-- START OF DATASET SECTION --

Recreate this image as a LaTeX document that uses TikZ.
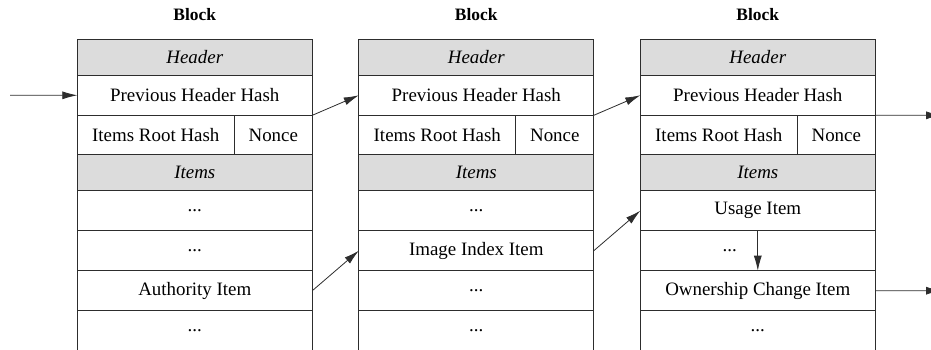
\documentclass[tikz,border=0pt]{standalone}
\usepackage{fontspec}
\setmainfont{Liberation Serif}
\usetikzlibrary{arrows.meta,positioning}
\definecolor{cellgray}{RGB}{220,220,220}
\definecolor{ink}{RGB}{45,45,45}
\newcommand{\elide}{...}
\tikzset{
  >={Latex[length=15bp,width=8bp]},
  cell/.style={draw=ink,line width=1bp,fill=#1,outer sep=0pt,inner sep=0pt,
    minimum width=235bp,minimum height=40bp,font=\fontsize{19}{21}\selectfont},
  cell/.default=white,
  headcell/.style={cell=cellgray,minimum height=36bp,font=\fontsize{19}{21}\selectfont\itshape},
  link/.style={->,line width=0.8bp,draw=ink},
  blocktitle/.style={font=\fontsize{17.5}{20}\selectfont\bfseries},
}
\begin{document}
\begin{tikzpicture}[x=1bp,y=-1bp]
  \useasboundingbox (0,0) rectangle (931,349);
  \clip (0,0) rectangle (931,349);
  % three blocks of the chain
  \foreach \i/\x/\ta/\tb/\tc in {1/194.8/\elide/\elide/Authority Item,
      2/476.3/\elide/Image Index Item/\elide,
      3/757.8/Usage Item/{\elide\kern56bp}/Ownership Change Item}{
    \node[blocktitle] (b\i-title) at (\x,15) {Block};
    \node[headcell,anchor=north] (b\i-head) at (\x,39.3) {Header};
    \node[cell,below=0pt of b\i-head] (b\i-prev) {Previous Header Hash};
    \node[cell,anchor=north west,minimum width=157bp,minimum height=39.4bp] (b\i-root)
      at (b\i-prev.south west) {Items Root Hash};
    \node[cell,right=0pt of b\i-root,minimum width=78bp,minimum height=39.4bp] (b\i-nonce) {Nonce};
    \node[headcell,anchor=north west] (b\i-items) at (b\i-root.south west) {Items};
    \node[cell,below=0pt of b\i-items] (b\i-r1) {\ta};
    \node[cell,below=0pt of b\i-r1] (b\i-r2) {\tb};
    \node[cell,below=0pt of b\i-r2] (b\i-r3) {\tc};
    \node[cell,below=0pt of b\i-r3] (b\i-r4) {\elide};
  }
  % links
  \coordinate (in) at (10,95.3);
  \coordinate (out1) at (941,115.3);
  \coordinate (out2) at (941,290.7);
  \draw[link] (in) -- (b1-prev.west);
  \draw[link] (b1-prev.south east) -- (b2-prev.west);
  \draw[link] (b2-prev.south east) -- (b3-prev.west);
  \draw[link] (b3-prev.south east) -- (out1);
  \draw[link] (b1-r3.east) -- (b2-r2.west);
  \draw[link] (b2-r2.east) -- (b3-r1.west);
  \draw[link] (b3-r1.south) -- (b3-r3.north);
  \draw[link] (b3-r3.east) -- (out2);
\end{tikzpicture}
\end{document}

-- END OF DATASET SECTION --

[EXERCISE AIM]
Reproduce the material in its entirety and word for word, without the pictures.

[WRITTEN ANSWER]
Recreate this image as a LaTeX document that uses TikZ.
\documentclass[tikz,border=0pt]{standalone}
\usepackage{fontspec}
\setmainfont{Liberation Serif}
\usetikzlibrary{arrows.meta,positioning}
\definecolor{cellgray}{RGB}{220,220,220}
\definecolor{ink}{RGB}{45,45,45}
\newcommand{\elide}{...}
\tikzset{
  >={Latex[length=15bp,width=8bp]},
  cell/.style={draw=ink,line width=1bp,fill=#1,outer sep=0pt,inner sep=0pt,
    minimum width=235bp,minimum height=40bp,font=\fontsize{19}{21}\selectfont},
  cell/.default=white,
  headcell/.style={cell=cellgray,minimum height=36bp,font=\fontsize{19}{21}\selectfont\itshape},
  link/.style={->,line width=0.8bp,draw=ink},
  blocktitle/.style={font=\fontsize{17.5}{20}\selectfont\bfseries},
}
\begin{document}
\begin{tikzpicture}[x=1bp,y=-1bp]
  \useasboundingbox (0,0) rectangle (931,349);
  \clip (0,0) rectangle (931,349);
  % three blocks of the chain
  \foreach \i/\x/\ta/\tb/\tc in {1/194.8/\elide/\elide/Authority Item,
      2/476.3/\elide/Image Index Item/\elide,
      3/757.8/Usage Item/{\elide\kern56bp}/Ownership Change Item}{
    \node[blocktitle] (b\i-title) at (\x,15) {Block};
    \node[headcell,anchor=north] (b\i-head) at (\x,39.3) {Header};
    \node[cell,below=0pt of b\i-head] (b\i-prev) {Previous Header Hash};
    \node[cell,anchor=north west,minimum width=157bp,minimum height=39.4bp] (b\i-root)
      at (b\i-prev.south west) {Items Root Hash};
    \node[cell,right=0pt of b\i-root,minimum width=78bp,minimum height=39.4bp] (b\i-nonce) {Nonce};
    \node[headcell,anchor=north west] (b\i-items) at (b\i-root.south west) {Items};
    \node[cell,below=0pt of b\i-items] (b\i-r1) {\ta};
    \node[cell,below=0pt of b\i-r1] (b\i-r2) {\tb};
    \node[cell,below=0pt of b\i-r2] (b\i-r3) {\tc};
    \node[cell,below=0pt of b\i-r3] (b\i-r4) {\elide};
  }
  % links
  \coordinate (in) at (10,95.3);
  \coordinate (out1) at (941,115.3);
  \coordinate (out2) at (941,290.7);
  \draw[link] (in) -- (b1-prev.west);
  \draw[link] (b1-prev.south east) -- (b2-prev.west);
  \draw[link] (b2-prev.south east) -- (b3-prev.west);
  \draw[link] (b3-prev.south east) -- (out1);
  \draw[link] (b1-r3.east) -- (b2-r2.west);
  \draw[link] (b2-r2.east) -- (b3-r1.west);
  \draw[link] (b3-r1.south) -- (b3-r3.north);
  \draw[link] (b3-r3.east) -- (out2);
\end{tikzpicture}
\end{document}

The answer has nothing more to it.